### Given problem
Produce an exact copy of the lines below that run from the line containing "Clone this diagram in TikZ." to the line containing "(1693,0) rectangle (1695,972);", inclusive; any picture is omitted.

╭─ Records for the task

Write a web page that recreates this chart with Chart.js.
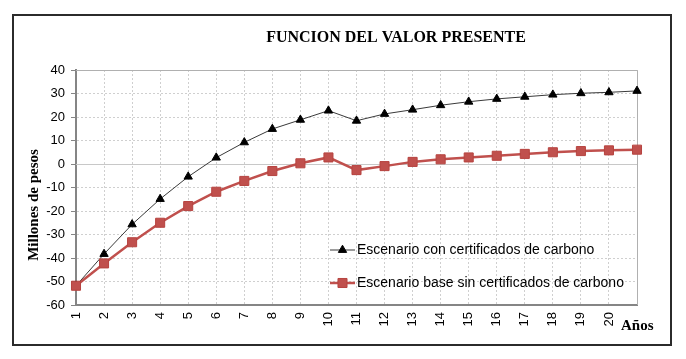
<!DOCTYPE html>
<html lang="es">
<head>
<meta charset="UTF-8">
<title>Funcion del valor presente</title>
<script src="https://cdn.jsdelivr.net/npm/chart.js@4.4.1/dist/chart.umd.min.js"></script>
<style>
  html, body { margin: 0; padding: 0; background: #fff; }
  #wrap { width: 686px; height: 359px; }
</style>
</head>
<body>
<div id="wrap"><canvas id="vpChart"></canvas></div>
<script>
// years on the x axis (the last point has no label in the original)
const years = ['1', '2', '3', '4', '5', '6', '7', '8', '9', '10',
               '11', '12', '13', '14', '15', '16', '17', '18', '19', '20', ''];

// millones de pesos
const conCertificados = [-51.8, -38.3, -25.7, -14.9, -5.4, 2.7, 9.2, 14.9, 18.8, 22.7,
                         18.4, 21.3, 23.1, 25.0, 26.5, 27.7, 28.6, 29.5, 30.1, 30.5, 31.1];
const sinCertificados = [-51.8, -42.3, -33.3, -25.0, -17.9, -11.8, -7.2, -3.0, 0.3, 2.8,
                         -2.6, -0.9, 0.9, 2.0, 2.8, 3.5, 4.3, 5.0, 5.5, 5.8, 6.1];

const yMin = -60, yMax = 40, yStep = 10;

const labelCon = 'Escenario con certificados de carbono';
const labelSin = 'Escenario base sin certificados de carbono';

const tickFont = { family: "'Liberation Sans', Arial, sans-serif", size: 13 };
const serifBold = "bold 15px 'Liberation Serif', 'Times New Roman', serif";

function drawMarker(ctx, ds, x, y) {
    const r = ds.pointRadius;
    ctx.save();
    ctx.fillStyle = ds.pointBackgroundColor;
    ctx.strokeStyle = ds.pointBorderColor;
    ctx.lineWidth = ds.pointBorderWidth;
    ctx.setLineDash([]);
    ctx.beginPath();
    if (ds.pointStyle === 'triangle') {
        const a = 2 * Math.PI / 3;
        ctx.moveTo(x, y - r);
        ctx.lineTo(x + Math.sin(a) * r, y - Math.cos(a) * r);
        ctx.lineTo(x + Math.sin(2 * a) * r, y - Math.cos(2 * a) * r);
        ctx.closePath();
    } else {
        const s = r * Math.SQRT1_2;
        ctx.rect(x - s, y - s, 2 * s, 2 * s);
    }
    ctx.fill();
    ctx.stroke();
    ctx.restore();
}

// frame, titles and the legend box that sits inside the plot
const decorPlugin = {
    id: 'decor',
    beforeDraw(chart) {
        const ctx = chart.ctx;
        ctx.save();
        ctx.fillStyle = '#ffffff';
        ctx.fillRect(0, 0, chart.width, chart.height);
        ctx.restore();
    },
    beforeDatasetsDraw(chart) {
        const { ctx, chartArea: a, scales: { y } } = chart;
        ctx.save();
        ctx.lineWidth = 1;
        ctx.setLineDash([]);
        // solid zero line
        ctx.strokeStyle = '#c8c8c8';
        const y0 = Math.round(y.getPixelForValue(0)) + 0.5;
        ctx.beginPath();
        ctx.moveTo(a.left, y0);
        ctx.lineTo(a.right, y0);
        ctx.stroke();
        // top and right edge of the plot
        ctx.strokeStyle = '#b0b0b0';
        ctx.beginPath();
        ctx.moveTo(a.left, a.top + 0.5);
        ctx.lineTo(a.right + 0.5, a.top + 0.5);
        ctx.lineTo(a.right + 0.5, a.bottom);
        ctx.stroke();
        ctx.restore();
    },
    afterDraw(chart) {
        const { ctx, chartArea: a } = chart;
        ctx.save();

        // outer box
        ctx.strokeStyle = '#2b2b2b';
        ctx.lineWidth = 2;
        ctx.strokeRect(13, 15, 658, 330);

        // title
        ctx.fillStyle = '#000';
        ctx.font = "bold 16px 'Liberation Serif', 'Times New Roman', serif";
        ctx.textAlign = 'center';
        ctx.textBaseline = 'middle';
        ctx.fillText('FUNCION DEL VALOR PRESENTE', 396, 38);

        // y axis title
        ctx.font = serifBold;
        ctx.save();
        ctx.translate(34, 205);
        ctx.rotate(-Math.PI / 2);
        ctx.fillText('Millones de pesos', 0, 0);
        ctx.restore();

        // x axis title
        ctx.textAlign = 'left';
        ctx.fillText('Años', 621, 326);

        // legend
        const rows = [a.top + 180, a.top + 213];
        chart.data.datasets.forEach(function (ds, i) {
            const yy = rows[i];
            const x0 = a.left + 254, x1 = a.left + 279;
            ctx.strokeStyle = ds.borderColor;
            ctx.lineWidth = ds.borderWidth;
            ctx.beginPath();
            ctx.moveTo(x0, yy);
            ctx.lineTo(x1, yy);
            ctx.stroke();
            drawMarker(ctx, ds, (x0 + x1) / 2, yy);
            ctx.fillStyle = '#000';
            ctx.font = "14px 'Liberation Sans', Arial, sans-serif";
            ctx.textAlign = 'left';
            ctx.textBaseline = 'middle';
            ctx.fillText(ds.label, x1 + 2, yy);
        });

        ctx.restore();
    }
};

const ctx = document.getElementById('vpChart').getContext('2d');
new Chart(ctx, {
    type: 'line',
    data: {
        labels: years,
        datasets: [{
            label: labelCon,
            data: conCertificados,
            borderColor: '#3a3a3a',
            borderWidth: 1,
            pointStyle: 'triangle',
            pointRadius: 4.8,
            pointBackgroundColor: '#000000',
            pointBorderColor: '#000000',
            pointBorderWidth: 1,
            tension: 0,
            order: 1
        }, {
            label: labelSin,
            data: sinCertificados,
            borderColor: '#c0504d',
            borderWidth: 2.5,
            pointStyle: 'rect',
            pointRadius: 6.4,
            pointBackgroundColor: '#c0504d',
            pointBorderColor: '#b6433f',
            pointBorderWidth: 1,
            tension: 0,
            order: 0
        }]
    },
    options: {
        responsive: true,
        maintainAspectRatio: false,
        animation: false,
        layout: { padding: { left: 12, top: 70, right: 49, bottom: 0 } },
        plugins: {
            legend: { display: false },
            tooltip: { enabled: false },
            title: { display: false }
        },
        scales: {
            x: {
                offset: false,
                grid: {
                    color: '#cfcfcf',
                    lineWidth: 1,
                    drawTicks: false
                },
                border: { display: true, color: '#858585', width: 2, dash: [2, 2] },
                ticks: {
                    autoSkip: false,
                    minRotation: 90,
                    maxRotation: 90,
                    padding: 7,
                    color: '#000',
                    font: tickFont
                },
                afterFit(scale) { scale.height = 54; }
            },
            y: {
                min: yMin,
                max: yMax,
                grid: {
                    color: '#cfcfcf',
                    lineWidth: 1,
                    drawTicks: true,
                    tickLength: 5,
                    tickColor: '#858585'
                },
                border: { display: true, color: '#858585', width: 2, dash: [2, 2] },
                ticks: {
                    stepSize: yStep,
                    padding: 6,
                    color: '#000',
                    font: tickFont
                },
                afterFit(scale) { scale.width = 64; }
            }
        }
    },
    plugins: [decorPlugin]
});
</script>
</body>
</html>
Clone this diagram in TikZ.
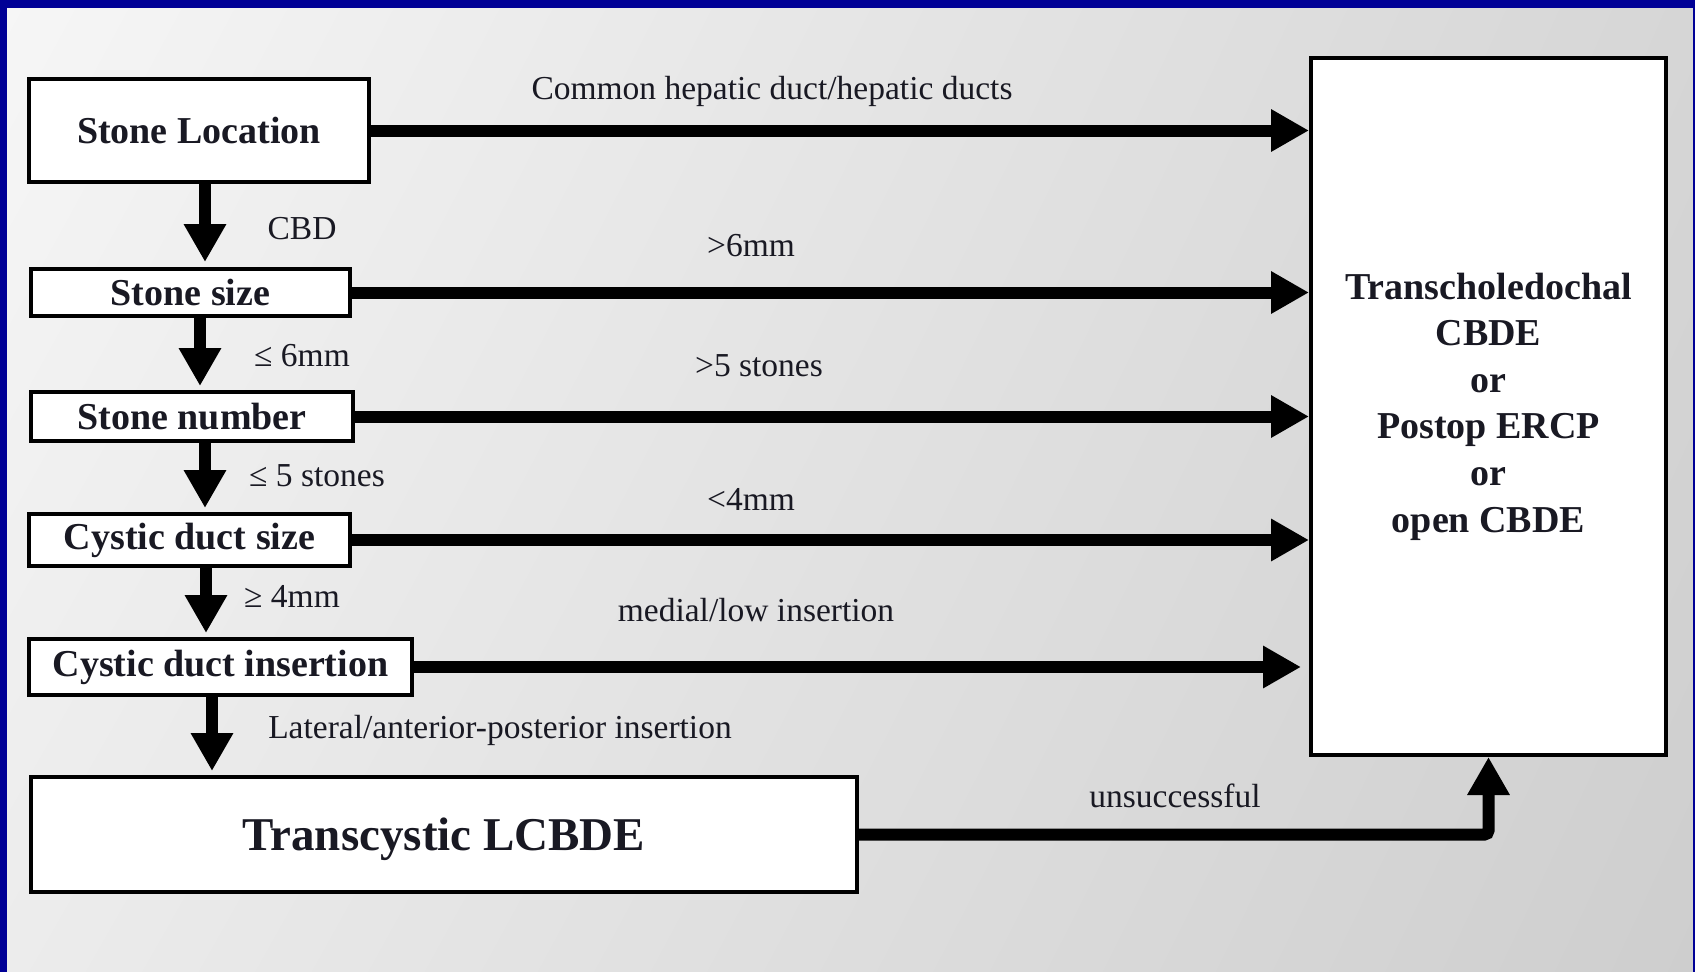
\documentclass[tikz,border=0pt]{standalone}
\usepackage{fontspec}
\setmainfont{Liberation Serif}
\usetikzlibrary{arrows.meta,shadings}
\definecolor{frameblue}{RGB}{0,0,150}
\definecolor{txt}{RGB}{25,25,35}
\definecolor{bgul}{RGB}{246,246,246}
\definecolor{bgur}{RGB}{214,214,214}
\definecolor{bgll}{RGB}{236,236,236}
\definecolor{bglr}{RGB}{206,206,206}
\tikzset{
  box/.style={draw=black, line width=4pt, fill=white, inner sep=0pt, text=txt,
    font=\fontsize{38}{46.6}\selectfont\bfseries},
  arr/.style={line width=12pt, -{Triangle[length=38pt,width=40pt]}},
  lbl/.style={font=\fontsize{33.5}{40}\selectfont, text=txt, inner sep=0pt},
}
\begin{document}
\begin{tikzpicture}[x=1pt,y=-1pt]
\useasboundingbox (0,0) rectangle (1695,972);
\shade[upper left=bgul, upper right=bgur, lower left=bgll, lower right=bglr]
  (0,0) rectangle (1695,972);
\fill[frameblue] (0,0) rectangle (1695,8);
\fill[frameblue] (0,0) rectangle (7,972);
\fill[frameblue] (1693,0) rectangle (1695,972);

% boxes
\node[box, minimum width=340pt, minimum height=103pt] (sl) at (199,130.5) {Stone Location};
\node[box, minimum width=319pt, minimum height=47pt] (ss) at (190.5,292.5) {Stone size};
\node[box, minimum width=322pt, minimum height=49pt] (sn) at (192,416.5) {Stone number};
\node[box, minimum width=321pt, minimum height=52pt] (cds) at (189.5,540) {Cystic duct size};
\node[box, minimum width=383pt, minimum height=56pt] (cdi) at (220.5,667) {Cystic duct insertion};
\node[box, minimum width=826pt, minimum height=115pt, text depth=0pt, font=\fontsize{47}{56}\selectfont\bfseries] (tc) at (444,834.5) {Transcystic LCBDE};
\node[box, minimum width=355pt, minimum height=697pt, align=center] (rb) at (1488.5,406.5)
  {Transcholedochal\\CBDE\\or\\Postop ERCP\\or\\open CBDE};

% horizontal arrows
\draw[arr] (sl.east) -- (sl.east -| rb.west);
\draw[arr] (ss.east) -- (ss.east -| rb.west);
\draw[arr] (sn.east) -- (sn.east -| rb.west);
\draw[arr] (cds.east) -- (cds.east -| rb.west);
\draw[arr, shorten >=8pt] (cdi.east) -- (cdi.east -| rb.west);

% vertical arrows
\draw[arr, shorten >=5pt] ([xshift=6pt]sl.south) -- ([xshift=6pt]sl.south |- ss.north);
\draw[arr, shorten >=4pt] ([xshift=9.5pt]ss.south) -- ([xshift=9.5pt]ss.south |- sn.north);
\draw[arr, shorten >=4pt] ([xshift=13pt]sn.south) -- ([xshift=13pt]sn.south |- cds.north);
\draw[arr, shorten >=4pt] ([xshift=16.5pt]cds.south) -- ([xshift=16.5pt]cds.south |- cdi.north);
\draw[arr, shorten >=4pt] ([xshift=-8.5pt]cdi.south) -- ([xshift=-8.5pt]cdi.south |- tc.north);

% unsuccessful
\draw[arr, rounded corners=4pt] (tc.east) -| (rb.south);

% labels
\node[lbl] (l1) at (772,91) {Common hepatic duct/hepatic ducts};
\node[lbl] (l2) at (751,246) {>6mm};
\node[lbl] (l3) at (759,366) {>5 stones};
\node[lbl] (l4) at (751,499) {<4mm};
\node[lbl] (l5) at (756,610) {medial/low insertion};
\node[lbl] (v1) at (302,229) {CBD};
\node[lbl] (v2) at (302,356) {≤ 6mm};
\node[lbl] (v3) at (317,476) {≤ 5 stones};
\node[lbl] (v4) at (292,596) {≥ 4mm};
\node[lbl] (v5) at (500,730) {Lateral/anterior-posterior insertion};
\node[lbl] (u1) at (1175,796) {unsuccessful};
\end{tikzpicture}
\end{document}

╰─

### Task solution
Clone this diagram in TikZ.
\documentclass[tikz,border=0pt]{standalone}
\usepackage{fontspec}
\setmainfont{Liberation Serif}
\usetikzlibrary{arrows.meta,shadings}
\definecolor{frameblue}{RGB}{0,0,150}
\definecolor{txt}{RGB}{25,25,35}
\definecolor{bgul}{RGB}{246,246,246}
\definecolor{bgur}{RGB}{214,214,214}
\definecolor{bgll}{RGB}{236,236,236}
\definecolor{bglr}{RGB}{206,206,206}
\tikzset{
  box/.style={draw=black, line width=4pt, fill=white, inner sep=0pt, text=txt,
    font=\fontsize{38}{46.6}\selectfont\bfseries},
  arr/.style={line width=12pt, -{Triangle[length=38pt,width=40pt]}},
  lbl/.style={font=\fontsize{33.5}{40}\selectfont, text=txt, inner sep=0pt},
}
\begin{document}
\begin{tikzpicture}[x=1pt,y=-1pt]
\useasboundingbox (0,0) rectangle (1695,972);
\shade[upper left=bgul, upper right=bgur, lower left=bgll, lower right=bglr]
  (0,0) rectangle (1695,972);
\fill[frameblue] (0,0) rectangle (1695,8);
\fill[frameblue] (0,0) rectangle (7,972);
\fill[frameblue] (1693,0) rectangle (1695,972);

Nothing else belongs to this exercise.